What Language Is This? 5 Tools to Identify Unknown Languages

이 웹사이트에 환영. 이것은 보기 원본이다
What language is this? Chinese? Japanese?
It’s Korean actually. Detecting this manually would have taken me a lot of time. Fortunately, I found some very accurate tools that can do this automatically. They are all listed below.
The experiment: I tested the websites using sample text (1-2 sentences with 8 words) from the following languages: Portuguese, Russian, Korean, Vietnamese, Italian, Turkish, Polish, Ukrainian, Azerbaijani, Slovenian, Macedonian, Dutch, Filipino (Tagalog), Greek, Galician, Czech, Belorussian, Finnish, Tatar and Norwegian.
Overall, I tested 20 different languages.

3 Tools to Detect Unknown Language Text

1. LangId (passed 18 out of 20 tests, didn’t pass Tatar and Belorussian)
lang-id
Pros: Overall, great online tool. It offers basic text detection functionality and they also have Twitter and email-detection bots for even quicker results.
Cons: Their engine is based on Google API but they seem to have better results than the Google detector described below. It seems they know how to utilize things very well. I didn’t like that they don’t have their own unique algorithm to detect languages.
2. Google Language Detector (passed 17 out of 20 tests, didn’t pass Portuguese, Taglog and Belorussian)
What Language Is This
Pros: Google has one of the world’s best API for language detection. They good thing is you’re able to see the probability of the result they display being true. They were able to pass most of the sample tests.
Cons: I was quite surprised they didn’t pass the Portuguese test. It seems they have a (I hope temporary) bug with this language. Also they can surely do a better job in making the page design better.
3. What Language Is This (passed 11 out of 20 tests, didn’t pass Russian, Korean, Ukrainian, Azerbaijani, Macedonian, Tagalog, Greek, Galician and Tatar)
what-language-is-this
Pros: Some languages like the South Slavic ones (Serbian, Croatian, Slovenian) are quite similar. In case you enter some Croatian text, let’s say, this website will tell you that the text could also be Serbian or Slovenian.
Cons: They need to work on making their detection system more sophisticated. I was thinking of putting Translated.net (another website for language detection) instead of this one, but Translated promised detection of more languages and actually did worse than WhatLanguageIsThis.com.
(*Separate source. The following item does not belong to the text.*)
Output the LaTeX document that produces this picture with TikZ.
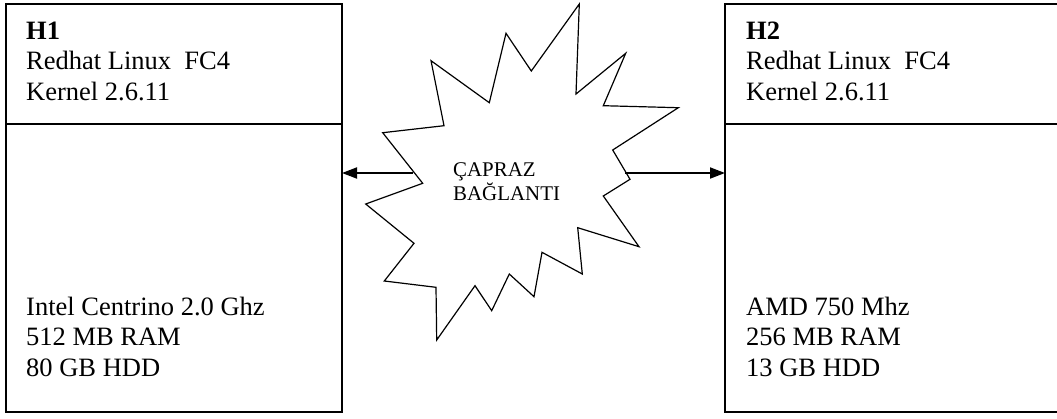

2 Tools To Detect Websites In Unknown Languages

4. Google Translate with Detect Language as the first option
Passed: 18 out of 20, didn’t pass Belorussian and Tatar.
Pros: This tool does its job very well. The thing I like about Google Translate is that if it doesn’t support a specific language it gives you the following screen:
Identify Unknown Languages
That’s a great language detector if you ask me!
5. Microsoft Bing Translator with Auto-Detect as the first option.
bing-translator
Passed: 8 out of 20, didn’t pass Dutch, Vietnamese, Turkish, Ukrainian, Azerbaijani, Slovenian, Macedonian, Tagalog, Greek, Galician, Czech and Belorussian
Pros: It supports a limited number of languages. For those languages, it does its job well.
Cons: I am very disappointed with Microsoft. They have a very limited number of languages for detection& translation and their Auto-Detect feature is terrible. In case you enter a language they don’t support, you’ll get a wrong result instead of telling you they don’t support that language.

Thoughts

Overall, my opinion is the above tools are heading in a good direction. They are currently the best ones for detecting languages online and do their job pretty well when it comes to popular languages. However, they must work on adding more obscure languages (none of the tools were able to recognize Tatar) and I’m sure that all of them, especially Google will go in that direction in near future.